Cette comédie dramatique est un véritable hommage au cinéma. Babylon use de tous les genres. D’une comédie drôle, on glissera au drame, au burlesque, au western, à l’épouvante, au thriller, à la comédie musicale, au film d’époque, de guerre etc. Le cinéaste jongle avec les genres comme les techniques cinématographiques de l’histoire du cinéma. Il emploie le Cinémascope comme le format Academy (ancien format de l’image proche du 4/3 jusque 1927), le noir et blanc ou la couleur selon le sujet qu’il met en valeur.

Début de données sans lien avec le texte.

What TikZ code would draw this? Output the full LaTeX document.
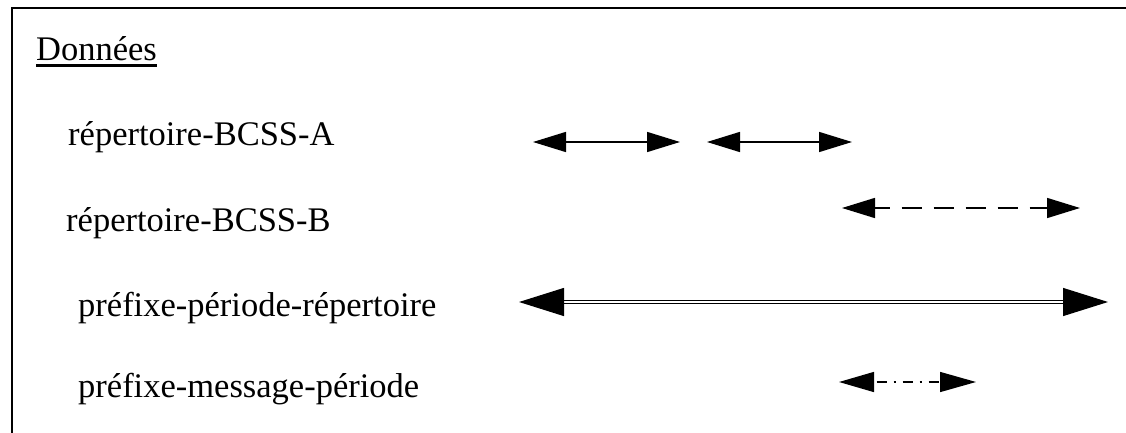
\documentclass[tikz,border=0pt]{standalone}
\usepackage{fontspec}
\setmainfont{Liberation Serif}
\usetikzlibrary{arrows.meta,calc}
\begin{document}
\begin{tikzpicture}[x=1pt,y=-1pt,
  lbl/.style={anchor=base west,inner sep=0pt,font=\fontsize{34.5}{40}\selectfont},
  smallarr/.style={line width=1.5pt,{Triangle[length=33pt,width=20pt]}-{Triangle[length=33pt,width=20pt]}},
  dasharr/.style={smallarr,dash pattern=on 20pt off 12pt,dash phase=5pt},
  dotarr/.style={line width=1.4pt,{Triangle[length=35pt,width=20pt]}-{Triangle[length=36pt,width=20pt]},dash pattern=on 10pt off 7pt on 2pt off 7pt,dash phase=-3pt},
  dblarr/.style={line width=1.2pt,double distance=2.2pt,{Triangle[length=45pt,width=28pt]}-{Triangle[length=45pt,width=28pt]}}]
\useasboundingbox (0,0) rectangle (1126,433);
% frame
\coordinate (fl) at (12,433);
\coordinate (ftl) at (12,8);
\coordinate (ftr) at (1130,8);
\draw[line width=2pt,line cap=rect] (fl) -- (ftl) -- (ftr);
% labels
\node[lbl] (don) at (36,61) {Données};
\draw[line width=2.2pt] ($(don.base west)+(0,4.5)$) -- ($(don.base east)+(0,4.5)$);
\node[lbl] (ra) at (68,146) {répertoire-BCSS-A};
\node[lbl] (rb) at (66,231) {répertoire-BCSS-B};
\node[lbl] (ppr) at (78,316) {préfixe-période-répertoire};
\node[lbl] (pmp) at (78,397) {préfixe-message-période};
% arrows
\coordinate (a1) at (533,142); \coordinate (a2) at (680,142);
\coordinate (a3) at (707,142); \coordinate (a4) at (852,142);
\draw[smallarr] (a1) -- (a2);
\draw[smallarr] (a3) -- (a4);
\coordinate (b1) at (842,208); \coordinate (b2) at (1080,208);
\draw[dasharr] (b1) -- (b2);
\coordinate (c1) at (519,302); \coordinate (c2) at (1108,302);
\draw[dblarr] (c1) -- (c2);
\coordinate (d1) at (839,382); \coordinate (d2) at (976,382);
\draw[dotarr] (d1) -- (d2);
\end{tikzpicture}
\end{document}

Babylon est aussi une ode au cinéma dans ce qu’il est en terme de travail et d’effort. Derrière l’illusion parfaite de ce qu’il se passe à l’écran Chazelle s’intéresse au hors champ. Il montre la technicité des mises en place des scènes. Avec l’arrivée du son les protagonistes quittent les studios muets en extérieur pour l’ambiance feutrée des studios intérieurs. La comédienne qui joue sans cesse le même plan à qui l’on demande de pleurer, pour finir par lui demander de laisser couler une seule larme. Elle qui, avec l’arrivée du son, doit se déplacer naturellement jusqu’à une marque située sous le micro, pour que les ingénieurs du son l’entendent correctement. Ceux-ci traquent le moindre bruit incommodant pour lancer l’enregistrement d’une scène. Dans ce contexte l’employé qui n’a pas de chaussures aux semelles en caoutchouc sera très vite percé à jour…

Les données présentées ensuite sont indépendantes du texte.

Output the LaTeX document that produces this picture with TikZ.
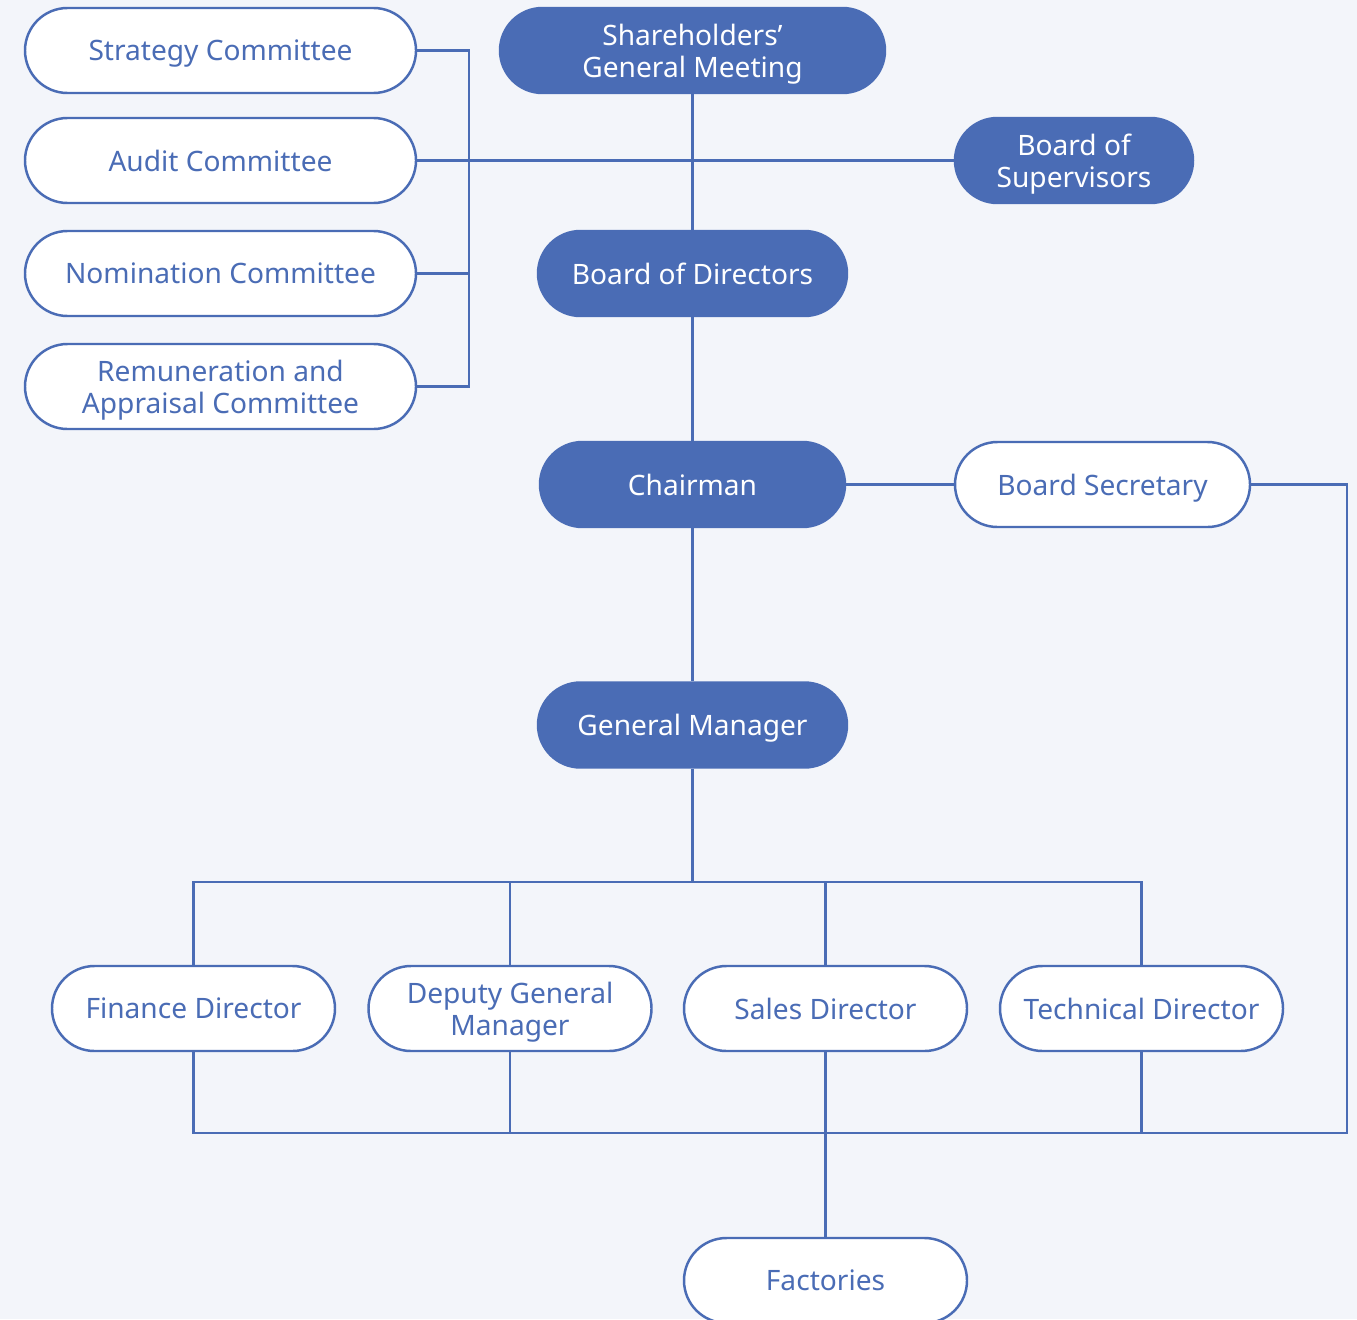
\documentclass[tikz,border=0pt]{standalone}
\usepackage{fontspec}
\setmainfont{Noto Sans}
\usepackage{tikz}
\usetikzlibrary{positioning, calc}

\definecolor{orgblue}{RGB}{74,108,181}
\definecolor{fondclair}{RGB}{243,245,250}

\begin{document}
\begin{tikzpicture}[
    boite/.style={draw=orgblue, line width=0.7pt, fill=white, rounded corners=4.25mm, minimum height=0.85cm, align=center, text=orgblue, font=\fontsize{8}{9.2}\selectfont, inner sep=1pt, text depth=0pt},
    plein/.style={boite, fill=orgblue, text=white},
    lien/.style={draw=orgblue, line width=0.7pt}
]
    % Fond
    \fill[fondclair] (0,0) rectangle (13.57,-13.19);
    \clip (0,0) rectangle (13.57,-13.19);

    % Comités
    \node[boite, minimum width=3.91cm] (strategie) at (2.205, -0.505) {Strategy Committee};
    \node[boite, minimum width=3.91cm] (audit) at (2.205, -1.605) {Audit Committee};
    \node[boite, minimum width=3.91cm] (nomination) at (2.205, -2.735) {Nomination Committee};
    \node[boite, minimum width=3.91cm] (remuneration) at (2.205, -3.865) {Remuneration and\\Appraisal Committee};

    % Nœuds principaux
    \node[plein, minimum width=3.85cm] (assemblee) at (6.925, -0.505) {Shareholders’\\General Meeting};
    \node[plein, minimum width=2.38cm] (surveillance) at (10.74, -1.605) {Board of\\Supervisors};
    \node[plein, minimum width=3.09cm] (conseil) at (6.925, -2.735) {Board of Directors};
    \node[plein, minimum width=3.05cm] (president) at (6.925, -4.845) {Chairman};
    \node[boite, minimum width=2.95cm] (secretaire) at (11.025, -4.845) {Board Secretary};
    \node[plein, minimum width=3.09cm] (dg) at (6.925, -7.25) {General Manager};

    % Directeurs
    \node[boite, minimum width=2.83cm] (finance) at (1.935, -10.085) {Finance Director};
    \node[boite, minimum width=2.83cm] (adjoint) at (5.10, -10.085) {Deputy General\\Manager};
    \node[boite, minimum width=2.83cm] (ventes) at (8.255, -10.085) {Sales Director};
    \node[boite, minimum width=2.83cm] (technique) at (11.415, -10.085) {Technical Director};
    \node[boite, minimum width=2.83cm] (usines) at (8.255, -12.805) {Factories};

    % Points de jonction
    \coordinate (comhaut) at (4.69, -0.505);
    \coordinate (combas) at (4.69, -3.865);
    \coordinate (barrehaut) at (6.925, -8.82);
    \coordinate (barrebas) at (13.47, -11.33);

    % Liens des comités
    \draw[lien] (strategie.east) -- (comhaut) -- (combas) -- (remuneration.east);
    \draw[lien] (nomination.east) -- (nomination.east -| comhaut);
    \draw[lien] (audit.east) -- (surveillance.west);

    % Ligne hiérarchique
    \draw[lien] (assemblee) -- (conseil);
    \draw[lien] (conseil) -- (president);
    \draw[lien] (president) -- (secretaire);
    \draw[lien] (president) -- (dg);

    % Barre des directeurs
    \draw[lien] (dg) -- (barrehaut);
    \draw[lien] (finance.north) |- (barrehaut) -| (technique.north);
    \draw[lien] (adjoint.north) -- (adjoint.north |- barrehaut);
    \draw[lien] (ventes.north) -- (ventes.north |- barrehaut);

    % Retour par le bas
    \draw[lien] (secretaire.east) -| (barrebas) -- (finance.south |- barrebas) -- (finance.south);
    \draw[lien] (adjoint.south) -- (adjoint.south |- barrebas);
    \draw[lien] (technique.south) -- (technique.south |- barrebas);
    \draw[lien] (ventes) -- (usines);

\end{tikzpicture}
\end{document}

Cet hommage à la créativité du cinéma est contrebalancé par le revers de la médaille, un monde corrompu, pourri et dégénéré. L’âge d’or d’une décadence, celle du cinéma muet. Chazelle revisite le passé honteux des débuts de Hollywood tout en le transformant et nous permet ainsi de sonder l’évolution de la société contemporaine. Un morceau de charbon servira à noircir davantage le visage d’un trompettiste noir, Sidney Palmer, Jovan Adepo. Ce moment tragique se réfère au blackface porté par des blancs grimés en noir pour jouer des personnages de couleur aux débuts du cinéma. L’homosexualité cachée par les studios de l’époque est présente ici à l’écran, mais on explique qu’elle est mal vue par le spectateur. Les minorités sont ici représentées même si Chazelle montre les inégalités courantes de l’époque. Manuel, jeune mexicain qui souhaite travailler dans le cinéma s’entend dire « qu’il est bien à sa place ». C’est à lui de s’inventer une légende, et à L.A. Il sera espagnol.

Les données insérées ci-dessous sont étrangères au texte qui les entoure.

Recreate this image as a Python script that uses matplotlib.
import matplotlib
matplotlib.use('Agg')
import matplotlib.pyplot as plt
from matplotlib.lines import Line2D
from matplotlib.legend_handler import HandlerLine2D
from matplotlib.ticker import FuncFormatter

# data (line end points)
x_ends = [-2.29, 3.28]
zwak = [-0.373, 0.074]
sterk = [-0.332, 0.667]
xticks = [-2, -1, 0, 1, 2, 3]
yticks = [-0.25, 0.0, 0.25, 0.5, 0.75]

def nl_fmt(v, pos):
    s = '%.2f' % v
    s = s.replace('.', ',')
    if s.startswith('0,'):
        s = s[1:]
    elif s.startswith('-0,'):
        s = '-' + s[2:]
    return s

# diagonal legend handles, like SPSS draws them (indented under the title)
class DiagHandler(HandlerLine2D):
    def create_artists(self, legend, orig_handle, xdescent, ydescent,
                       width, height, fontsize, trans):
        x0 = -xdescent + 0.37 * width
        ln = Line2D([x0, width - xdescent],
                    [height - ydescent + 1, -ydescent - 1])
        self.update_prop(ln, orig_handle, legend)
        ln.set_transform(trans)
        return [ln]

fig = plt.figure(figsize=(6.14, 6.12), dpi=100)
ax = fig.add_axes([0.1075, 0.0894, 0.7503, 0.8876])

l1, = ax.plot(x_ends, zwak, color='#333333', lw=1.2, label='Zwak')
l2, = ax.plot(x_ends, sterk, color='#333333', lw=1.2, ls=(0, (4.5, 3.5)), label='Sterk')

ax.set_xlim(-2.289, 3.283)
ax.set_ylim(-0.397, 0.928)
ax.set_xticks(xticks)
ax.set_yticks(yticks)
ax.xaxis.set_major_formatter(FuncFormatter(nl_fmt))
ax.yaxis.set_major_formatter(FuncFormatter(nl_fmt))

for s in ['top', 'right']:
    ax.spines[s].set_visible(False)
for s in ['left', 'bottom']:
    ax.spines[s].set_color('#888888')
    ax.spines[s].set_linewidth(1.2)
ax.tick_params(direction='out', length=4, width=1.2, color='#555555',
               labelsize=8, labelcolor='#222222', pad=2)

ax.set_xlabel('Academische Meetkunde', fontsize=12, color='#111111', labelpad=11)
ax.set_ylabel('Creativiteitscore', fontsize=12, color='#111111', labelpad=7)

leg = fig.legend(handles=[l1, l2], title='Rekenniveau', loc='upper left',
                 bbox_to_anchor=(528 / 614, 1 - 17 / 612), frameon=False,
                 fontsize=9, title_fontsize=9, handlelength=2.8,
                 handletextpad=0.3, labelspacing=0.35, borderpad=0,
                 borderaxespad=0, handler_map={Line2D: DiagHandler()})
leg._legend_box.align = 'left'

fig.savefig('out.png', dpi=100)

Enfin drogue, sexe et jazz règnent dans un monde du cinéma hors champ enfiévré et pathétique, accumulant les dérives extrêmes. Freaks, nains, monstres tout est bon à la domination. Les animaux ne seront pas épargnés, bien malmenés (un éléphant transporté pour une fête grandiose, un poulet lâché sur la piste de danse et de drogue, un animal à fourrure en guise d’écharpe chic et sanglante).
Derrière le trash, Chazelle multiplie les références à l’histoire du cinéma. Des images d’archives illustrent certaines des conséquences réelles du passage au cinéma sonore sur les acteurs de l’époque. La starlette du muet à la voix de crécelle que l’on ne soupçonnait pas dans le cinéma muet. Le jeu d’acteur outrancier de la star du muet qui ne saurait jouer ainsi dans l’univers du sonore… L’épilogue de Babylon passe en revue, à toute vitesse l’histoire du cinéma, de L’entrée en gare d’un train à la Ciotat des frères Lumière (1896) aux illusions du Voyage dans la lune de Méliès (1902) au trucage de l’œil coupé en deux de Bunuel dans son Chien andalou. Ces rappels de l’évolution du septième art permettent au cinéaste de poursuivre l’histoire du cinéma au futur. Ce vibrant hommage au cinéma se termine en effet, passé ces archives, en créant un lien au réel par une écriture cinématographique inédite de la part du réalisateur, inventant des plans, des formes qui relient définitivement le cinéma à l’art. Damien Chazelle insiste ainsi sur le cinéma en tant qu’art, mais avec ce film à la mise en scène grandiose, il grave définitivement la notion de spectacle comme expérience inconditionnelle à vivre en salle.